It was the most nominated show of the Emmy Awards, scooping 17 nods including one for best drama series, an award it has won for the last four years. If Mad Men won it again, for the fifth time for its fifth season, it would have made Emmys history as the most-honoured drama of all time.
Alas it wasn't meant to be. Instead the award went to the new political thriller Homeland, starring Claire Danes and Damian Lewis (who also both took home Emmys). But not only did Mad Men miss out on making record history, it missed out on taking home any awards at all. Yes, after scooping the nominations the final result for the outstanding period drama was 0-17.
To add insult to injury, Mad Men has bucked the trend of long-running shows and actually improved as the seasons go by. Its fifth season is arguably its best yet. So for that we are saying Mad Men was robbed. Here are 10 reasons why we believe Mad Men deserved to make Emmy Awards history.
1. Matthew Weiner
Mad Men's creator sat on the idea for the show for seven years, during which time he was employed by David Chase as a writer on The Sopranos. It was time well spent, teaching Weiner the importance of plotting multiple story arcs, developing complex themes, creating compelling characters and, crucially, maintaining absolute control over the creative vision.
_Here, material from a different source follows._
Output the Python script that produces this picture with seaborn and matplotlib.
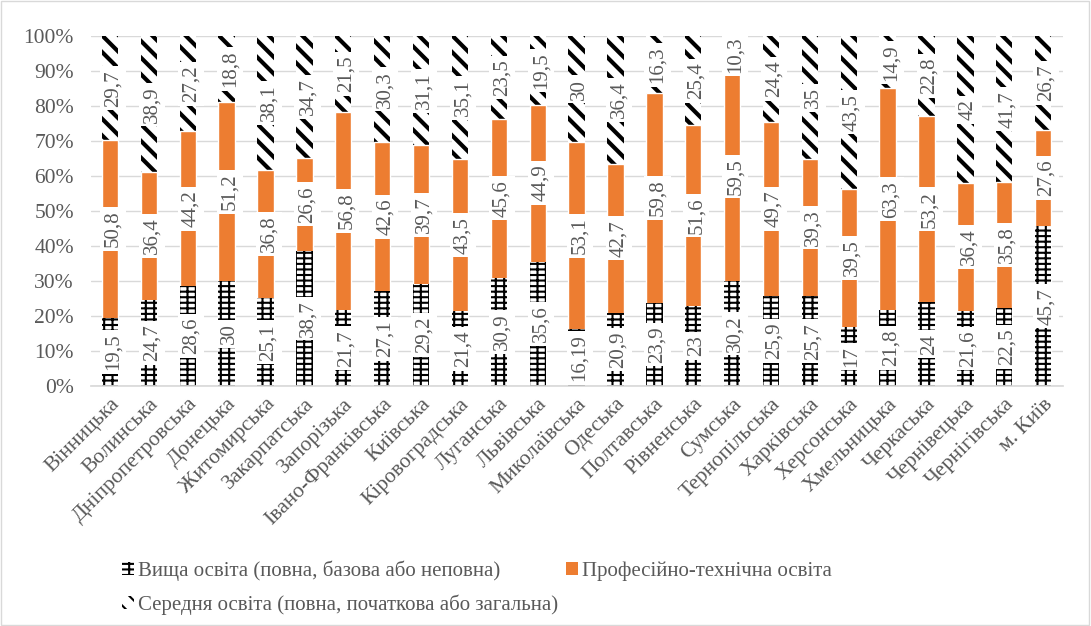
import numpy as np
import pandas as pd
import seaborn as sns
from matplotlib import pyplot as plt
from matplotlib.patches import Patch, Rectangle

regions = ['Вінницька', 'Волинська', 'Дніпропетровська', 'Донецька', 'Житомирська',
           'Закарпатська', 'Запорізька', 'Івано-Франківська', 'Київська', 'Кіровоградська',
           'Луганська', 'Львівська', 'Миколаївська', 'Одеська', 'Полтавська', 'Рівненська',
           'Сумська', 'Тернопільська', 'Харківська', 'Херсонська', 'Хмельницька',
           'Черкаська', 'Чернівецька', 'Чернігівська', 'м. Київ']
higher = [19.5, 24.7, 28.6, 30, 25.1, 38.7, 21.7, 27.1, 29.2, 21.4, 30.9, 35.6, 16.19,
          20.9, 23.9, 23, 30.2, 25.9, 25.7, 17, 21.8, 24, 21.6, 22.5, 45.7]
vocational = [50.8, 36.4, 44.2, 51.2, 36.8, 26.6, 56.8, 42.6, 39.7, 43.5, 45.6, 44.9, 53.1,
              42.7, 59.8, 51.6, 59.5, 49.7, 39.3, 39.5, 63.3, 53.2, 36.4, 35.8, 27.6]
secondary = [29.7, 38.9, 27.2, 18.8, 38.1, 34.7, 21.5, 30.3, 31.1, 35.1, 23.5, 19.5, 30,
             36.4, 16.3, 25.4, 10.3, 24.4, 35, 43.5, 14.9, 22.8, 42, 41.7, 26.7]
series_names = ['Вища освіта (повна, базова або неповна)',
                'Професійно-технічна освіта',
                'Середня освіта (повна, початкова або загальна)']

sns.set_theme(style="white")
plt.rcParams['font.family'] = 'serif'
plt.rcParams['font.serif'] = ['Liberation Serif', 'Times New Roman', 'DejaVu Serif']
grey = '#595959'

df = pd.DataFrame({'region': regions, 'h': higher, 'v': vocational, 's': secondary})
total = df[['h', 'v', 's']].sum(axis=1)
df['h_pct'] = df['h'] / total * 100
df['v_pct'] = df['v'] / total * 100
df['s_pct'] = df['s'] / total * 100
df['c1'] = df['h_pct']
df['c2'] = df['h_pct'] + df['v_pct']
df['c3'] = df['c2'] + df['s_pct']

fig = plt.figure(figsize=(10.91, 6.26), dpi=100)
ax = fig.add_axes([0.083, 0.383, 0.891, 0.559])


def style_hatch(patches, hatch, lw):
    for p in patches:
        p.set_hatch(hatch)
        p.set_edgecolor('black')
        p.set_linewidth(0)
        if hasattr(p, 'set_hatch_linewidth'):
            p.set_hatch_linewidth(lw)


w = 0.42
n = len(regions)
# stack by overdrawing cumulative totals, top layer first
plt.rcParams['hatch.linewidth'] = 3.0
sns.barplot(data=df, x='region', y='c3', color='white', width=w, ax=ax,
            saturation=1, zorder=2)
style_hatch(ax.patches[:n], '\\\\', 3.0)
sns.barplot(data=df, x='region', y='c2', color='#ED7D31', width=w, ax=ax,
            saturation=1, zorder=2)
plt.rcParams['hatch.linewidth'] = 1.5
sns.barplot(data=df, x='region', y='c1', color='white', width=w, ax=ax,
            saturation=1, zorder=2)
style_hatch(ax.patches[2 * n:3 * n], '---||', 1.5)


def fmt(v):
    return f"{v:g}".replace('.', ',')


for i, row in df.iterrows():
    mids = [row['c1'] / 2, row['c1'] + row['v_pct'] / 2, row['c2'] + row['s_pct'] / 2]
    for m, val in zip(mids, [row['h'], row['v'], row['s']]):
        ax.text(i + 0.08, m, fmt(val), rotation=90, ha='center', va='center', fontsize=15,
                color=grey, zorder=5,
                bbox=dict(facecolor='white', edgecolor='none', pad=2.5))

ax.set_ylim(0, 100)
ax.set_xlim(-0.5, n - 0.5)
ax.set_yticks(np.arange(0, 101, 10))
ax.set_yticklabels([f"{t}%" for t in range(0, 101, 10)], fontsize=15.5, color=grey)
ax.set_xlabel('')
ax.set_ylabel('')
ax.yaxis.grid(True, color='#d9d9d9', linewidth=1, zorder=0)
ax.set_axisbelow(True)
for s in ['top', 'right', 'left']:
    ax.spines[s].set_visible(False)
ax.spines['bottom'].set_color('#d9d9d9')
ax.tick_params(axis='y', length=0, pad=12)
ax.tick_params(axis='x', length=0, pad=6)
plt.setp(ax.get_xticklabels(), rotation=45, ha='right', rotation_mode='anchor',
         fontsize=15.5, color=grey)

handles = [Patch(facecolor='white', edgecolor='black', hatch='---||', linewidth=0),
           Patch(facecolor='white', edgecolor='black', hatch='\\\\', linewidth=0),
           Patch(facecolor='#ED7D31', edgecolor='none')]
labels = [series_names[0], series_names[2], series_names[1]]
fig.legend(handles, labels, ncol=2, loc='upper left', bbox_to_anchor=(0.095, 0.135),
           frameon=False, fontsize=15, labelcolor=grey, handlelength=0.55,
           handleheight=0.55, handletextpad=0.2, columnspacing=0.4, labelspacing=0.65)

fig.patches.append(Rectangle((0.001, 0.001), 0.997, 0.997, transform=fig.transFigure,
                             fill=False, edgecolor='#d9d9d9', linewidth=1))

plt.savefig("out.png", dpi=100)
When it comes to Mad Men, Weiner is an unapologetic control freak. He writes or co-writes virtually every script, and refuses to compromise when it comes to realising his unflinching vision. His fights with the network and studio behind the show are legendary, as is his attention to detail.
The result speaks for itself. What we see is exactly what Weiner wants us to see, his vision undiluted by unhelpful network notes or feedback from viewer focus groups.
2. It's the writing, stupid
The show's scripts are breathtaking in their ambition and complexity but never wilfully obscure or even particularly difficult. The storylines and characters engage on a superficial level but the elegance and intelligence of the writing gives them a depth and lingering impact. There is a willingness to avoid the obvious, to embrace silence and shun exposition that is unusual in a television drama. Weiner makes the viewer work at times, but it's that level of engagement that makes Mad Men so addictive. No other show inspires – or justifies – the degree of intelligent online deconstruction that follows each episode as it airs.
3. Don Draper
The successful advertising executive and serial adulterer is one of the great flawed protagonists of contemporary drama, a man whose unruffled demeanour belies a profoundly troubled soul; a man whose very identity is based on a lie. Jon Hamm, whose career had been unremarkable until landing the part, is perfect, combining movie-star looks with a sense of desperately guarded vulnerability.
4. Complex female characters
Despite the show's title, and the powerful presence of Don Draper, the focus of Mad Men is increasingly on its female characters, who are among the most complex, wonderfully drawn on television. Peggy (Elisabeth Moss) and Joan (Christina Hendricks) have, in very different ways, risen to powerful roles in an often-hostile work environment. Hardly less compelling is Don's former wife Betty (January Jones) – sullen, increasingly lost in her role as housewife as the times change around her.
5. It's character driven
In a television landscape dominated by genre pieces and populated by vampires, zombies, gangsters and cops, Mad Men is an odd beast. Its workplace setting is important but it's relationships, desires and failings of the characters that drive the plot. It's about the human condition and is universally relatable in the same way a good soap opera is. In a sense it's the best-written, best-performed soap in TV history.
6. The period setting
The early '60s was a time of profound cultural change. Prevailing certainties were challenged by issues of gender and racial equality and youth culture became a growing force. It was a difficult time for the middle-aged men in suits who dominated the advertising business – even Draper, himself a master of reinvention. But for others it is a time of unimagined possibility.
Mad Men's genius is in the way it looks back at this relatively recent past with contemporary eyes. It combines a touch of nostalgia with a gentle rebuke but is never smug or condescending.
7. It's ambitious
Mad Men embraces big themes, draws complex connections and has much to say about the human condition. Each episode is like a self-contained work of art with its own internal consistency, often markedly different in feel and tone to those around it but at the same time speaking to a coherent vision. It over-reaches at times but you don't achieve greatness without falling on your face occasionally.
8. It looks wonderful
The set design is superb, with an almost fetishistic attention to period detail, and the way its show gives the show a truly cinematic quality. Virtually every episode has at least one remarkably staged shot that says more than any dialogue could.
9. Its pop-cultural significance
In ratings terms, Mad Men is a minnow on the US TV landscape but its impact has been extraordinary. It has influenced fashion, interior design and inspired a rash of dramas set in the recent past – most of which, it must be said, have been abject failures.
10. It keeps getting better
By season five, most dramas have past their peak. The Wire's fifth and final season was its weakest, The Sopranos peaked at season four, True Blood has been in gradual decline since season one. Mad Men's fifth season, however, saw the show step up to an entirely new level. Its ratings have increased with every season, too – a rare achievement.
Of course it isn't over, the show still has a couple more seasons to come so let's not write off that record just yet.